While the firm fell into the red after a £12m profit in 2017, strong performances in the transport and power divisions in the UK and Irish and Canadian operations helped to lift revenue by 4% to £781m.
After his first full year as chief executive, John Murphy said that the business continued to generate positive cashflow, ending the year with cash reserves of £63.3m (2017: £61.9m).
“Despite broader market uncertainty and well-publicised headwinds facing the wider construction and engineering sector, we were able to grow our business and maintain our strong balance sheet,” he said.
He added that loss-making projects had now been worked through and were adequately provisioned.
During the year, the privately-owned civils and process engineering contractor, continued to invest in order to support the long-term growth
As well as the acquisition of Carillion’s power business this also included significant investment in a new finance system and £20m spent on plant and equipment.

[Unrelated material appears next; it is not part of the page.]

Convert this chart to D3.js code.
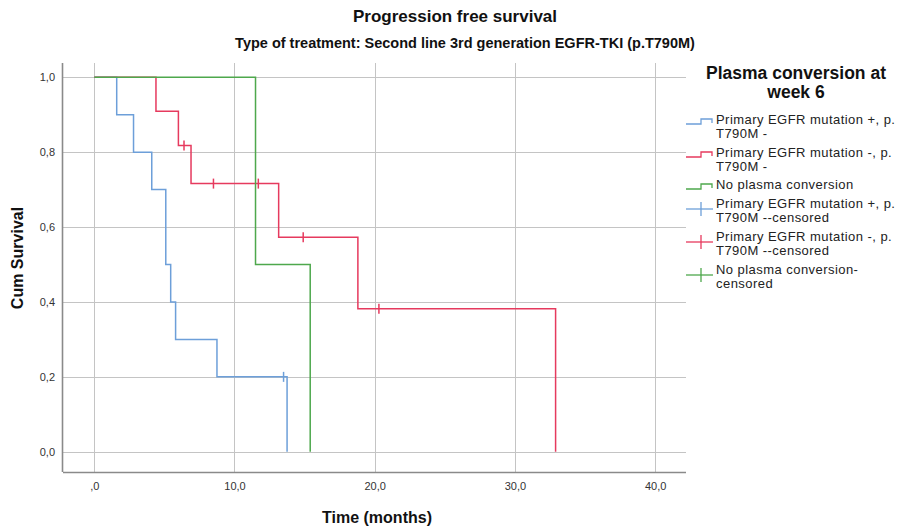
<!DOCTYPE html>
<html>
<head>
<meta charset="utf-8">
<script src="https://cdn.jsdelivr.net/npm/d3@7"></script>
<style>
  html, body { margin: 0; padding: 0; background: #fff; }
  svg { display: block; font-family: "Liberation Sans", Arial, sans-serif; }
</style>
</head>
<body>
<svg id="chart" width="906" height="529"></svg>
<script>
// Kaplan–Meier steps per group: event times (months) and cumulative survival after each step
const blueTimes = [0, 1.6, 2.8, 4.1, 5.1, 5.45, 5.8, 8.75, 13.75];
const blueSurv  = [1, 0.9, 0.8, 0.7, 0.5, 0.4, 0.3, 0.2, 0];
const blueCensored = [13.5];

const redTimes = [0, 4.4, 6.0, 6.9, 13.15, 18.8, 32.9];
const redSurv  = [1, 0.909, 0.818, 0.716, 0.573, 0.382, 0];
const redCensored = [6.4, 8.5, 11.7, 14.9, 20.3];

const greenTimes = [0, 11.5, 15.4];
const greenSurv  = [1, 0.5, 0];
const greenCensored = [];

const xTicks = [0, 10, 20, 30, 40];
const xTickLabels = [",0", "10,0", "20,0", "30,0", "40,0"];
const yTicks = [0, 0.2, 0.4, 0.6, 0.8, 1.0];
const yTickLabels = ["0,0", "0,2", "0,4", "0,6", "0,8", "1,0"];

const groupNames = [
  "Primary EGFR mutation +, p. T790M -",
  "Primary EGFR mutation -, p. T790M -",
  "No plasma conversion"
];
const groupColors = ["#6d9fd9", "#e63a5e", "#4ea84c"];

const series = [
  { times: blueTimes, surv: blueSurv, censored: blueCensored, color: groupColors[0] },
  { times: redTimes, surv: redSurv, censored: redCensored, color: groupColors[1] },
  { times: greenTimes, surv: greenSurv, censored: greenCensored, color: groupColors[2] }
];

const svg = d3.select("#chart");
const frame = { left: 63, right: 686, top: 63, bottom: 472 };

const x = d3.scaleLinear().domain([-2.23, 42.2]).range([frame.left, frame.right]);
const y = d3.scaleLinear().domain([-0.054, 1.038]).range([frame.bottom, frame.top]);

// Grid
const grid = svg.append("g").attr("stroke", "#c4c4c4").attr("stroke-width", 1);
grid.selectAll("line.v").data(xTicks).join("line")
  .attr("x1", d => Math.round(x(d)) + 0.5).attr("x2", d => Math.round(x(d)) + 0.5)
  .attr("y1", frame.top).attr("y2", frame.bottom);
grid.selectAll("line.h").data(yTicks).join("line")
  .attr("y1", d => Math.round(y(d)) + 0.5).attr("y2", d => Math.round(y(d)) + 0.5)
  .attr("x1", frame.left).attr("x2", frame.right);

// Axes
const xAxis = d3.axisBottom(x).tickValues(xTicks).tickSize(0).tickPadding(10)
  .tickFormat((d, i) => xTickLabels[i]);
const yAxis = d3.axisLeft(y).tickValues(yTicks).tickSize(0).tickPadding(8)
  .tickFormat((d, i) => yTickLabels[i]);

const gx = svg.append("g").attr("transform", `translate(0,${frame.bottom})`).call(xAxis);
gx.select(".domain").attr("d", `M${frame.left},0.5H${frame.right}`)
  .attr("stroke", "#8a8a8a").attr("stroke-width", 1.6);
gx.selectAll("text").attr("font-size", 11).attr("fill", "#333")
  .attr("font-family", "Liberation Sans, Arial, sans-serif");

const gy = svg.append("g").attr("transform", `translate(${frame.left},0)`).call(yAxis);
gy.select(".domain").attr("d", `M-0.5,${frame.top}V${frame.bottom}`)
  .attr("stroke", "#8a8a8a").attr("stroke-width", 1.6);
gy.selectAll("text").attr("font-size", 11).attr("fill", "#333")
  .attr("font-family", "Liberation Sans, Arial, sans-serif");

// Survival curves
const stepLine = d3.line()
  .x(d => x(d[0]))
  .y(d => y(d[1]))
  .curve(d3.curveStepAfter);

function survivalAt(s, t) {
  let v = s.surv[0];
  for (let i = 0; i < s.times.length; i++) if (s.times[i] <= t) v = s.surv[i];
  return v;
}

series.forEach(s => {
  const pts = s.times.map((t, i) => [t, s.surv[i]]);
  svg.append("path").datum(pts)
    .attr("d", stepLine)
    .attr("fill", "none")
    .attr("stroke", s.color)
    .attr("stroke-width", 1.5);
  svg.append("g").selectAll("line").data(s.censored).join("line")
    .attr("x1", d => x(d)).attr("x2", d => x(d))
    .attr("y1", d => y(survivalAt(s, d)) - 5)
    .attr("y2", d => y(survivalAt(s, d)) + 5)
    .attr("stroke", s.color).attr("stroke-width", 1.5);
});

// Titles
svg.append("text").attr("x", 455).attr("y", 22).attr("text-anchor", "middle")
  .attr("font-weight", "bold").attr("font-size", 17).attr("fill", "#111")
  .text("Progression free survival");
svg.append("text").attr("x", 465).attr("y", 48).attr("text-anchor", "middle")
  .attr("font-weight", "bold").attr("font-size", 14.5).attr("fill", "#111")
  .text("Type of treatment: Second line 3rd generation EGFR-TKI (p.T790M)");

svg.append("text").attr("x", 377).attr("y", 523).attr("text-anchor", "middle")
  .attr("font-weight", "bold").attr("font-size", 16).attr("fill", "#111")
  .text("Time (months)");
svg.append("text").attr("transform", "translate(23,258) rotate(-90)")
  .attr("text-anchor", "middle")
  .attr("font-weight", "bold").attr("font-size", 16).attr("fill", "#111")
  .text("Cum Survival");

// Legend
const legend = svg.append("g");
legend.append("text").attr("x", 796).attr("y", 79).attr("text-anchor", "middle")
  .attr("font-weight", "bold").attr("font-size", 17.5).attr("fill", "#111")
  .text("Plasma conversion at");
legend.append("text").attr("x", 796).attr("y", 98).attr("text-anchor", "middle")
  .attr("font-weight", "bold").attr("font-size", 17.5).attr("fill", "#111")
  .text("week 6");

const legendItems = [
  { kind: "step", color: groupColors[0], lines: ["Primary EGFR mutation +, p.", "T790M -"], y: 119 },
  { kind: "step", color: groupColors[1], lines: ["Primary EGFR mutation -, p.", "T790M -"], y: 152 },
  { kind: "step", color: groupColors[2], lines: ["No plasma conversion"], y: 184 },
  { kind: "cross", color: groupColors[0], lines: ["Primary EGFR mutation +, p.", "T790M --censored"], y: 203 },
  { kind: "cross", color: groupColors[1], lines: ["Primary EGFR mutation -, p.", "T790M --censored"], y: 236 },
  { kind: "cross", color: groupColors[2], lines: ["No plasma conversion-", "censored"], y: 269 }
];

legendItems.forEach(it => {
  const g = legend.append("g");
  if (it.kind === "step") {
    const yb = it.y + 5;
    g.append("path")
      .attr("d", `M686,${yb}H701V${yb - 5}H712V${yb - 1}`)
      .attr("fill", "none").attr("stroke", it.color).attr("stroke-width", 1.3);
  } else {
    const yc = it.y + 6;
    g.append("line").attr("x1", 686).attr("x2", 713).attr("y1", yc).attr("y2", yc)
      .attr("stroke", it.color).attr("stroke-width", 1.3);
    g.append("line").attr("x1", 701).attr("x2", 701).attr("y1", yc - 7).attr("y2", yc + 7)
      .attr("stroke", it.color).attr("stroke-width", 1.3);
  }
  it.lines.forEach((ln, j) => {
    g.append("text").attr("x", 716).attr("y", it.y + 5 + j * 13.5)
      .attr("font-size", 13).attr("letter-spacing", 0.45)
      .attr("fill", "#222").text(ln);
  });
});
</script>
</body>
</html>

Murphy said: “While our margin performance was disappointing, we increased our cash reserve and invested in the long-term development of our company.
“This investment has put in place new systems and processes that will help us to deliver sustainable growth and cement our position as a specialist engineering and construction company that delivers safely and reliably for its clients.
“Our business continues to benefit from a strong, asset-backed model supported by direct delivery, while our focus on five sectors and three geographies means that we are not overly reliant on any one sector or market.
“We have started the current financial year well, and our robust order book means that we have good revenue visibility underpinning our expectations for 2020 and 2021,” said Murphy.